[Start of DATASET SECTION]

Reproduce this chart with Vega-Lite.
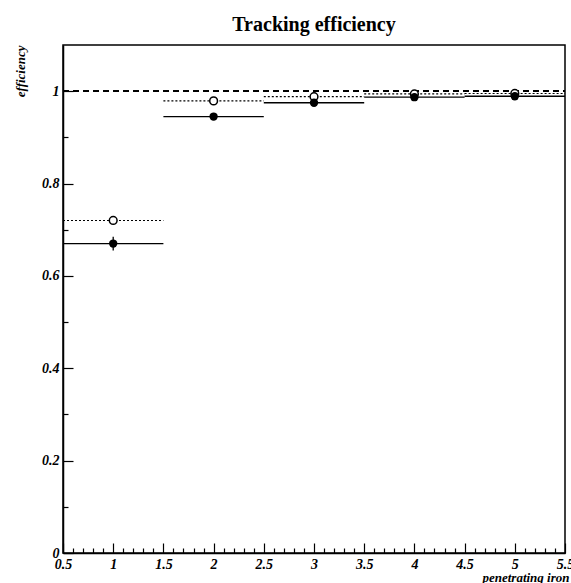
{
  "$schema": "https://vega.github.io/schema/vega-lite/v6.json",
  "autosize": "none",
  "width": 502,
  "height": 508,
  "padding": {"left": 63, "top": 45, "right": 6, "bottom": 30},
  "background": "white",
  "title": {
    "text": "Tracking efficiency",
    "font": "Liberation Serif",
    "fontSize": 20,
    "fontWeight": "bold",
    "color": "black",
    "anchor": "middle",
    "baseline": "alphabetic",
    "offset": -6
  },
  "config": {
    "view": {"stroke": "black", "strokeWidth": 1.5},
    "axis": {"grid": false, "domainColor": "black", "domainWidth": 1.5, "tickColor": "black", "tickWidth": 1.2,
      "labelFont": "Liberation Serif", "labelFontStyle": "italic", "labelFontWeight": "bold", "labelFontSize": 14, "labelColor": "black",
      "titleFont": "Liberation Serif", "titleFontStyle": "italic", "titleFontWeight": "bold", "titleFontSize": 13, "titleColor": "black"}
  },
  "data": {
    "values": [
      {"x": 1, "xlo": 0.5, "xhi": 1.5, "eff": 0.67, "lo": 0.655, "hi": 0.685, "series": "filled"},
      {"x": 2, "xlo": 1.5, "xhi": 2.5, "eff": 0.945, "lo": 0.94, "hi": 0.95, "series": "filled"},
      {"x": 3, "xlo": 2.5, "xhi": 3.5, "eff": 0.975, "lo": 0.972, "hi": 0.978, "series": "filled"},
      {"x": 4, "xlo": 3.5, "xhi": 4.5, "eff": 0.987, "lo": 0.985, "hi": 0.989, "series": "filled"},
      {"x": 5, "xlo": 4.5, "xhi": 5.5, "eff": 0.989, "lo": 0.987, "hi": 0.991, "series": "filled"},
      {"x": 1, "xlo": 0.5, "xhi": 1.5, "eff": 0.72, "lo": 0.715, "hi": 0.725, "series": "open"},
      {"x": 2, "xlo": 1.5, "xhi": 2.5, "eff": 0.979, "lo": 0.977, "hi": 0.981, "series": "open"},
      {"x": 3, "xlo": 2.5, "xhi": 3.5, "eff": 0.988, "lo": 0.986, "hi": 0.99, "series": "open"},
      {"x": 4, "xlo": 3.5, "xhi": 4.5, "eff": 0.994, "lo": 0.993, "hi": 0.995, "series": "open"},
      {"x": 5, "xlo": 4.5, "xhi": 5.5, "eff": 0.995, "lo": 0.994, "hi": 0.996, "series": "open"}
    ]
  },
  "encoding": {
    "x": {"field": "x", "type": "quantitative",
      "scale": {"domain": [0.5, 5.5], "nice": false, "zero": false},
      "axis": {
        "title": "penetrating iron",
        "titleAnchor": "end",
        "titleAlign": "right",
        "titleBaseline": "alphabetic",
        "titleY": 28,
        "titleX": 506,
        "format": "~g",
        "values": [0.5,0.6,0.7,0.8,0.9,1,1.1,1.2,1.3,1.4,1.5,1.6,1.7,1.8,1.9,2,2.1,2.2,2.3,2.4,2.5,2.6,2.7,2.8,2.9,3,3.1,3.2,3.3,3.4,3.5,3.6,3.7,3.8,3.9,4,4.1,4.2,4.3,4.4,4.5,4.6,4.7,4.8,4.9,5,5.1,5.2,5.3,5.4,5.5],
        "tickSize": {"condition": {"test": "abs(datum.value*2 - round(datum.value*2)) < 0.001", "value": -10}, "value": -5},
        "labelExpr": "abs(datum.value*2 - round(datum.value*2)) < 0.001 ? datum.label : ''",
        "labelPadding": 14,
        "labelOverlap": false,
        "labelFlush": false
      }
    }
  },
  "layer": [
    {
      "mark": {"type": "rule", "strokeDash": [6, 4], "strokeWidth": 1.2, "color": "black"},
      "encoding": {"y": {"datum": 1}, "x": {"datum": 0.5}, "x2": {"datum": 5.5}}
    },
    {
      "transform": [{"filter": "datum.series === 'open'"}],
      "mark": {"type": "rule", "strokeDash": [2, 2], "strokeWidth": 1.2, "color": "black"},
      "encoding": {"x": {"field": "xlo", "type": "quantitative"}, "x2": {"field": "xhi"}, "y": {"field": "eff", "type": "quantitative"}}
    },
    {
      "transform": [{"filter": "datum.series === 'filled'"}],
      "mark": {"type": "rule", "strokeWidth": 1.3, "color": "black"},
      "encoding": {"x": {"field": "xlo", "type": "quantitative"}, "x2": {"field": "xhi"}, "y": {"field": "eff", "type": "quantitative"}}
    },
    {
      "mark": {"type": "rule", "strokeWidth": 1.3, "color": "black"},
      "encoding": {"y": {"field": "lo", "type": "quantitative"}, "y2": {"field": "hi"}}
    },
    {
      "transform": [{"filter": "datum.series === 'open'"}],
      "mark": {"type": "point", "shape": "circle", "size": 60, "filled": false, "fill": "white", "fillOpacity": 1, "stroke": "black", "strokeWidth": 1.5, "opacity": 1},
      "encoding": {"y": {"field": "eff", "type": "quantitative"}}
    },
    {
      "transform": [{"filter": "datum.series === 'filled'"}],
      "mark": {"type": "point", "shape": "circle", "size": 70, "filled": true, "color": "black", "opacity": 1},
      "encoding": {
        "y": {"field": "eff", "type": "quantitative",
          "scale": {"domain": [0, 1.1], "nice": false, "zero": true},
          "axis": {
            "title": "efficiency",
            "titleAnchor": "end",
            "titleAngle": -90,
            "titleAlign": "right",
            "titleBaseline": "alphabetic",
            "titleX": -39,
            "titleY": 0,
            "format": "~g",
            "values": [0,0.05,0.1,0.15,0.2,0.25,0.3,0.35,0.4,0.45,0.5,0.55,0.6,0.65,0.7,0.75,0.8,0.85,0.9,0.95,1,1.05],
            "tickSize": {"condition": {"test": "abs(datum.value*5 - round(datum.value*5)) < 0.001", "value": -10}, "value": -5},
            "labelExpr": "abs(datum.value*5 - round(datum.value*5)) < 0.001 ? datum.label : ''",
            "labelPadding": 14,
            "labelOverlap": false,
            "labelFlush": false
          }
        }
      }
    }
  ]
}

[End of DATASET SECTION]

• EXERCISE BRIEF
In your copy of the listing above, reproduce each line exactly and omit all pictures.

• RESPONSE TO THE EXERCISE
Reproduce this chart with Vega-Lite.
{
  "$schema": "https://vega.github.io/schema/vega-lite/v6.json",
  "autosize": "none",
  "width": 502,
  "height": 508,
  "padding": {"left": 63, "top": 45, "right": 6, "bottom": 30},
  "background": "white",
  "title": {
    "text": "Tracking efficiency",
    "font": "Liberation Serif",
    "fontSize": 20,
    "fontWeight": "bold",
    "color": "black",
    "anchor": "middle",
    "baseline": "alphabetic",
    "offset": -6
  },
  "config": {
    "view": {"stroke": "black", "strokeWidth": 1.5},
    "axis": {"grid": false, "domainColor": "black", "domainWidth": 1.5, "tickColor": "black", "tickWidth": 1.2,
      "labelFont": "Liberation Serif", "labelFontStyle": "italic", "labelFontWeight": "bold", "labelFontSize": 14, "labelColor": "black",
      "titleFont": "Liberation Serif", "titleFontStyle": "italic", "titleFontWeight": "bold", "titleFontSize": 13, "titleColor": "black"}
  },
  "data": {
    "values": [
      {"x": 1, "xlo": 0.5, "xhi": 1.5, "eff": 0.67, "lo": 0.655, "hi": 0.685, "series": "filled"},
      {"x": 2, "xlo": 1.5, "xhi": 2.5, "eff": 0.945, "lo": 0.94, "hi": 0.95, "series": "filled"},
      {"x": 3, "xlo": 2.5, "xhi": 3.5, "eff": 0.975, "lo": 0.972, "hi": 0.978, "series": "filled"},
      {"x": 4, "xlo": 3.5, "xhi": 4.5, "eff": 0.987, "lo": 0.985, "hi": 0.989, "series": "filled"},
      {"x": 5, "xlo": 4.5, "xhi": 5.5, "eff": 0.989, "lo": 0.987, "hi": 0.991, "series": "filled"},
      {"x": 1, "xlo": 0.5, "xhi": 1.5, "eff": 0.72, "lo": 0.715, "hi": 0.725, "series": "open"},
      {"x": 2, "xlo": 1.5, "xhi": 2.5, "eff": 0.979, "lo": 0.977, "hi": 0.981, "series": "open"},
      {"x": 3, "xlo": 2.5, "xhi": 3.5, "eff": 0.988, "lo": 0.986, "hi": 0.99, "series": "open"},
      {"x": 4, "xlo": 3.5, "xhi": 4.5, "eff": 0.994, "lo": 0.993, "hi": 0.995, "series": "open"},
      {"x": 5, "xlo": 4.5, "xhi": 5.5, "eff": 0.995, "lo": 0.994, "hi": 0.996, "series": "open"}
    ]
  },
  "encoding": {
    "x": {"field": "x", "type": "quantitative",
      "scale": {"domain": [0.5, 5.5], "nice": false, "zero": false},
      "axis": {
        "title": "penetrating iron",
        "titleAnchor": "end",
        "titleAlign": "right",
        "titleBaseline": "alphabetic",
        "titleY": 28,
        "titleX": 506,
        "format": "~g",
        "values": [0.5,0.6,0.7,0.8,0.9,1,1.1,1.2,1.3,1.4,1.5,1.6,1.7,1.8,1.9,2,2.1,2.2,2.3,2.4,2.5,2.6,2.7,2.8,2.9,3,3.1,3.2,3.3,3.4,3.5,3.6,3.7,3.8,3.9,4,4.1,4.2,4.3,4.4,4.5,4.6,4.7,4.8,4.9,5,5.1,5.2,5.3,5.4,5.5],
        "tickSize": {"condition": {"test": "abs(datum.value*2 - round(datum.value*2)) < 0.001", "value": -10}, "value": -5},
        "labelExpr": "abs(datum.value*2 - round(datum.value*2)) < 0.001 ? datum.label : ''",
        "labelPadding": 14,
        "labelOverlap": false,
        "labelFlush": false
      }
    }
  },
  "layer": [
    {
      "mark": {"type": "rule", "strokeDash": [6, 4], "strokeWidth": 1.2, "color": "black"},
      "encoding": {"y": {"datum": 1}, "x": {"datum": 0.5}, "x2": {"datum": 5.5}}
    },
    {
      "transform": [{"filter": "datum.series === 'open'"}],
      "mark": {"type": "rule", "strokeDash": [2, 2], "strokeWidth": 1.2, "color": "black"},
      "encoding": {"x": {"field": "xlo", "type": "quantitative"}, "x2": {"field": "xhi"}, "y": {"field": "eff", "type": "quantitative"}}
    },
    {
      "transform": [{"filter": "datum.series === 'filled'"}],
      "mark": {"type": "rule", "strokeWidth": 1.3, "color": "black"},
      "encoding": {"x": {"field": "xlo", "type": "quantitative"}, "x2": {"field": "xhi"}, "y": {"field": "eff", "type": "quantitative"}}
    },
    {
      "mark": {"type": "rule", "strokeWidth": 1.3, "color": "black"},
      "encoding": {"y": {"field": "lo", "type": "quantitative"}, "y2": {"field": "hi"}}
    },
    {
      "transform": [{"filter": "datum.series === 'open'"}],
      "mark": {"type": "point", "shape": "circle", "size": 60, "filled": false, "fill": "white", "fillOpacity": 1, "stroke": "black", "strokeWidth": 1.5, "opacity": 1},
      "encoding": {"y": {"field": "eff", "type": "quantitative"}}
    },
    {
      "transform": [{"filter": "datum.series === 'filled'"}],
      "mark": {"type": "point", "shape": "circle", "size": 70, "filled": true, "color": "black", "opacity": 1},
      "encoding": {
        "y": {"field": "eff", "type": "quantitative",
          "scale": {"domain": [0, 1.1], "nice": false, "zero": true},
          "axis": {
            "title": "efficiency",
            "titleAnchor": "end",
            "titleAngle": -90,
            "titleAlign": "right",
            "titleBaseline": "alphabetic",
            "titleX": -39,
            "titleY": 0,
            "format": "~g",
            "values": [0,0.05,0.1,0.15,0.2,0.25,0.3,0.35,0.4,0.45,0.5,0.55,0.6,0.65,0.7,0.75,0.8,0.85,0.9,0.95,1,1.05],
            "tickSize": {"condition": {"test": "abs(datum.value*5 - round(datum.value*5)) < 0.001", "value": -10}, "value": -5},
            "labelExpr": "abs(datum.value*5 - round(datum.value*5)) < 0.001 ? datum.label : ''",
            "labelPadding": 14,
            "labelOverlap": false,
            "labelFlush": false
          }
        }
      }
    }
  ]
}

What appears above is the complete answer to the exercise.